As explained in the Getting started section, there are two ways to compute the surface. Using the msms binary or natively.

Therefore, it is very important to specify which version you want to use. This can be done by setting the msms input variable in the constructor of the class that handles the surface plotting. These classes are: Surface, Protein and DynamicPlotter (all three classes ultimately rely on the Surface class in the background).

Classes

Protein

The Protein class encapsulates the whole processing package of the provis library. You can initialize it with a simple pdb filename and the class can then be used to retrieve all the necessairy information for plotting.

NameChecker

The NameChecker class is responsible for storing the paths to all the files used by provis. All other classes require a NameChecker class instance to be passed. Passing this NameChecker instance ensures that all other classes will work with the same molecule.

FileConverter

The FileConverter class is responsible for creating the required files from the .pdb file. This class is hidden in other classes and only called when a file is needed/missing.

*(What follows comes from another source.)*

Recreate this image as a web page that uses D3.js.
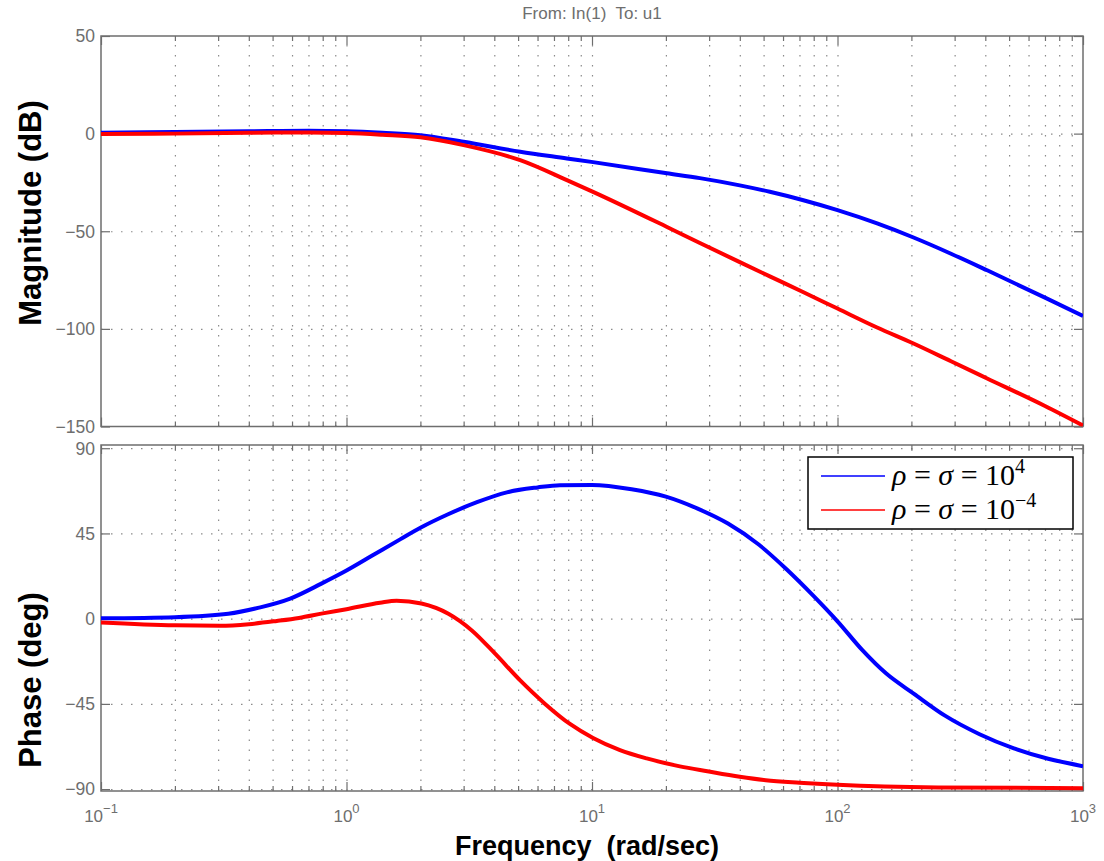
<!DOCTYPE html>
<html>
<head>
<meta charset="utf-8">
<script src="https://cdn.jsdelivr.net/npm/d3@7"></script>
<style>
body{margin:0;background:#fff;}
text{white-space:pre;}
</style>
</head>
<body>
<div id="chart"></div>
<script>
// magnitude (dB), sampled at magFreq (rad/sec)
var magFreq = [0.1, 0.2, 0.4, 0.7, 1, 1.4, 2, 3, 5.1, 7.9, 10.1, 20.2, 27.5, 40, 53, 72, 100, 145, 204, 290, 407, 700, 1000];
var magBlue = [0.5, 0.8, 1.2, 1.5, 1.2, 0.4, -0.8, -4.2, -9.3, -12.7, -14.6, -20.3, -22.8, -26.5, -29.8, -34, -39.2, -46, -53.2, -61.5, -70, -84, -93.4];
var magRed = [-0.2, 0, 0.4, 0.6, 0.3, -0.6, -1.9, -5.9, -13.6, -23.8, -29.8, -47.8, -56, -65.8, -73.1, -81, -89.6, -99.3, -107.5, -116.6, -125.4, -139.5, -149.5];

// phase (deg)
var phFreqBlue = [0.1, 0.2, 0.33, 0.44, 0.59, 0.79, 1, 1.3, 1.66, 2, 2.58, 3.4, 4.5, 6, 7.4, 10, 14.5, 20, 26.8, 35.8, 47.9, 62, 80, 100, 126, 158, 205, 274, 379, 523, 721, 1000];
var phBlue = [0.2, 0.8, 2.6, 5.8, 10.6, 18.5, 25.4, 34, 42, 48, 55, 61.5, 66.7, 69.3, 70.5, 70.6, 68.3, 64.4, 58.2, 50.2, 39, 26.1, 11.9, -1.4, -16.5, -29, -39.7, -51.2, -61, -68.5, -74, -77.9];
var phFreqRed = [0.1, 0.2, 0.305, 0.4, 0.52, 0.64, 0.8, 1, 1.37, 1.6, 2.02, 2.6, 3.24, 4.03, 5.1, 6.44, 8.13, 10.1, 13, 16.7, 22.8, 29.5, 40, 51, 70, 100, 257, 1000];
var phRed = [-2, -3.5, -3.7, -2.9, -1.2, 0.4, 2.8, 5.0, 8.4, 9.5, 8.0, 2.6, -6.2, -18.5, -32.6, -45, -55.6, -63, -69.4, -73.8, -78, -80.6, -83.5, -85.3, -86.6, -87.7, -89.1, -89.5];

var xMajor = [0.1, 1, 10, 100, 1000];
var xExp = ["\u22121", "0", "1", "2", "3"];
var magTicks = [50, 0, -50, -100, -150];
var phTicks = [90, 45, 0, -45, -90];
var seriesNames = ["10", "10"];
var seriesExp = ["4", "\u22124"];
var colors = ["#0000ff", "#ff0000"];

var W = 1104, H = 861;
var L = 101, R = 1083;

var xMinor = [];
for (var e = -1; e < 3; e++) {
	for (var k = 2; k <= 9; k++) xMinor.push(k * Math.pow(10, e));
}

var x = d3.scaleLog().domain([0.1, 1000]).range([L, R]);
var yMag = d3.scaleLinear().domain([-150, 50]).range([426.5, 36]);
var yPh = d3.scaleLinear().domain([-91, 91.7]).range([791, 445]);

var svg = d3.select("#chart").append("svg")
	.attr("width", W)
	.attr("height", H)
	.style("font-family", "'Liberation Sans', Arial, sans-serif");

var gray = "#6e6e6e";

function panel(y, ticks, id) {
	var top = y.range()[1], bot = y.range()[0];
	var g = svg.append("g");

	g.append("clipPath").attr("id", id)
		.append("rect").attr("x", L).attr("y", top).attr("width", R - L).attr("height", bot - top);

	// vertical grid
	g.append("g").attr("transform", "translate(0," + bot + ")")
		.call(d3.axisBottom(x).tickValues(xMinor.concat([1, 10, 100])).tickSize(-(bot - top)).tickFormat(""))
		.call(function(s){
			s.select(".domain").remove();
			s.selectAll("line").attr("stroke", "#8a8a8a").attr("stroke-dasharray", "1.5,8.5").attr("stroke-width", 1.2);
		});
	// horizontal grid
	g.append("g").attr("transform", "translate(" + L + ",0)")
		.call(d3.axisRight(y).tickValues(ticks.filter(function(v){ return y(v) > top + 1 && y(v) < bot - 1; })).tickSize(R - L).tickFormat(""))
		.call(function(s){
			s.select(".domain").remove();
			s.selectAll("line").attr("stroke", "#8a8a8a").attr("stroke-dasharray", "1.5,8.5").attr("stroke-width", 1.2);
		});

	// inward ticks, all four sides
	function tk(axis, tr) {
		g.append("g").attr("transform", tr).call(axis)
			.call(function(s){
				s.select(".domain").remove();
				s.selectAll("line").attr("stroke", gray).attr("stroke-width", 1.2);
			});
	}
	tk(d3.axisBottom(x).tickValues(xMajor).tickSize(-9).tickFormat(""), "translate(0," + bot + ")");
	tk(d3.axisBottom(x).tickValues(xMinor).tickSize(-5).tickFormat(""), "translate(0," + bot + ")");
	tk(d3.axisTop(x).tickValues(xMajor).tickSize(-9).tickFormat(""), "translate(0," + top + ")");
	tk(d3.axisTop(x).tickValues(xMinor).tickSize(-5).tickFormat(""), "translate(0," + top + ")");
	tk(d3.axisLeft(y).tickValues(ticks).tickSize(-9).tickFormat(""), "translate(" + L + ",0)");
	tk(d3.axisRight(y).tickValues(ticks).tickSize(-9).tickFormat(""), "translate(" + R + ",0)");

	// y tick labels
	g.selectAll("text.yl").data(ticks).enter().append("text")
		.attr("class", "yl")
		.attr("x", L - 6)
		.attr("y", function(d){ return y(d); })
		.attr("dy", "0.36em")
		.attr("text-anchor", "end")
		.attr("fill", gray)
		.style("font-size", "17.5px")
		.text(function(d){ return d < 0 ? "\u2212" + Math.abs(d) : d; });

	// box
	g.append("rect").attr("x", L).attr("y", top).attr("width", R - L).attr("height", bot - top)
		.attr("fill", "none").attr("stroke", gray).attr("stroke-width", 1.5);
	return g;
}

var gMag = panel(yMag, magTicks, "clipMag");
var gPh = panel(yPh, phTicks, "clipPh");

function curve(g, fr, vals, y, col, clip) {
	var pts = fr.map(function(f, i){ return [f, vals[i]]; });
	g.append("path")
		.datum(pts)
		.attr("clip-path", "url(#" + clip + ")")
		.attr("fill", "none")
		.attr("stroke", col)
		.attr("stroke-width", 4)
		.attr("stroke-linejoin", "round")
		.attr("d", d3.line().curve(d3.curveMonotoneX)
			.x(function(d){ return x(d[0]); })
			.y(function(d){ return y(d[1]); }));
}

curve(gMag, magFreq, magBlue, yMag, colors[0], "clipMag");
curve(gMag, magFreq, magRed, yMag, colors[1], "clipMag");
curve(gPh, phFreqBlue, phBlue, yPh, colors[0], "clipPh");
curve(gPh, phFreqRed, phRed, yPh, colors[1], "clipPh");

// x tick labels under phase panel
var xl = svg.selectAll("text.xl").data(xMajor).enter().append("text")
	.attr("class", "xl")
	.attr("x", function(d){ return x(d); })
	.attr("y", 822)
	.attr("text-anchor", "middle")
	.attr("fill", gray)
	.style("font-size", "17px");
xl.append("tspan").text("10");
xl.append("tspan").attr("dy", -9).style("font-size", "13px").text(function(d, i){ return xExp[i]; });

// title
svg.append("text")
	.attr("x", (L + R) / 2)
	.attr("y", 19)
	.attr("text-anchor", "middle")
	.attr("fill", gray)
	.style("font-size", "17px")
	.text("From: In(1)  To: u1");

// axis labels
svg.append("text")
	.attr("x", 587)
	.attr("y", 855)
	.attr("text-anchor", "middle")
	.style("font-weight", "bold")
	.style("font-size", "27px")
	.text("Frequency  (rad/sec)");

svg.append("text")
	.attr("transform", "translate(41,213) rotate(-90)")
	.attr("text-anchor", "middle")
	.style("font-weight", "bold")
	.style("font-size", "31px")
	.text("Magnitude (dB)");

svg.append("text")
	.attr("transform", "translate(41,680) rotate(-90)")
	.attr("text-anchor", "middle")
	.style("font-weight", "bold")
	.style("font-size", "31px")
	.text("Phase (deg)");

// legend
var lg = svg.append("g");
lg.append("rect").attr("x", 808).attr("y", 457).attr("width", 265).attr("height", 72)
	.attr("fill", "#fff").attr("stroke", "#000").attr("stroke-width", 1.5);
var rows = lg.selectAll("g.row").data(seriesNames).enter().append("g").attr("class", "row")
	.attr("transform", function(d, i){ return "translate(0," + (476 + i * 34) + ")"; });
rows.append("line").attr("x1", 821).attr("x2", 885).attr("y1", 0).attr("y2", 0)
	.attr("stroke", function(d, i){ return colors[i]; }).attr("stroke-width", 1.5);
var lt = rows.append("text").attr("x", 892).attr("y", 9)
	.style("font-family", "'Liberation Serif', 'DejaVu Serif', serif")
	.style("font-size", "30px")
	.attr("fill", "#000");
lt.append("tspan").style("font-style", "italic").text("\u03c1");
lt.append("tspan").text(" = ");
lt.append("tspan").style("font-style", "italic").text("\u03c3");
lt.append("tspan").text(function(d){ return " = " + d; });
lt.append("tspan").attr("dy", -12).style("font-size", "20px").text(function(d, i){ return seriesExp[i]; });
</script>
</body>
</html>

IMPORTANT: the FileConverter class will not overwrite any existing files. This decision was made to not create the exact same file again and again. But this also means that if you have temporary file (used by the FileConverter class) that is corrupted or has bad information it will be used by provis. If you have any such problems you can always just delete all temporary files and then they will simply be newly created.

DataHandler

The DataHandler class processes the structural information of the protein and creates the meshes for plotting.

SurfaceHandler

The SurfaceHandler class processes the structural information of the protein and creates the meshes for plotting.

Plotter

The Plotter class is responsible for static plotting. It plots the internal data of the passed Protein class(es). If multiple Protein classes are passed, then they will be plotted in a side-by-side manner.

DynamicPlotter

Similar to the Plotter class, the DynamicPlotter class plots instances of the Protein class. This class however, focuses on dynamic plotting. It plots the trajectory of a molecule.

See: Dynamic Structures.

Residue

The Residue class is a very basic class. With this class you can specify a given residue on a given chain that you want to mark in the plot. It is passed to the plotting classes and a red box is drawn around the specified residue.

Design decisions

Since creating meshes requires a lot of computation it was decided to store the results of these computations to files. This way if a protein is analysed with provis for the second time, then results of the expensive computation will already be known. This way one can simply load the information from the files and plot right away.

Some classes of provis need the same information and need access to the same methods. For this reason, most classes of provis can be initialised with already existing instances of the internal variables. This way the exact same computations (for example: initialising the passed class) will be mitigated. Passing initialised classes also insures that the same molecule is being considered throughout the whole program.

To ensure that only necessary computations are run the existence of the object to be computed is always checked. Both files and class instance variables are checked. If the given object already exists (and possible other checks are passed) then this object will not be recomputed. WARNING: this decision can result in an error if a new file with a previously existing name is analysed. **Provis will not know that the molecule is different and errors might occur. To fix this simply delete (or move) all temporary files related to this molecule.** This is a very rare problem, if you use provis normally and do not modify existing files then you will not run into this problem.d

Code architecture

In the following will show how the above mentioned classes depend on one another.

One can easily observe that all classes depend on the NameChecker class. And since some classes have other dependencies as well, duplication of the exact same class instance would seem quite likely. This is the reason (as described above) why all classes can be initialised with pre-existing instances of the necessary classes, so instead of duplication they will be shared. (Disclaimer: the classes can also be initialised empty, but then the above mentioned duplication occurs.)

FileConverter
   └── NameChecker
DataHandler
   ├── NameChecker
   └── FileConverter
SurfaceHandler
   ├── NameChecker
   ├── FileConverter
   └── DataHandler
Protein
   ├── NameChecker
   ├── FileConverter
   ├── DataHandler
   └── SurfaceHandler
Plotter
   └── Protein
DynamicPlotter
   └── Protein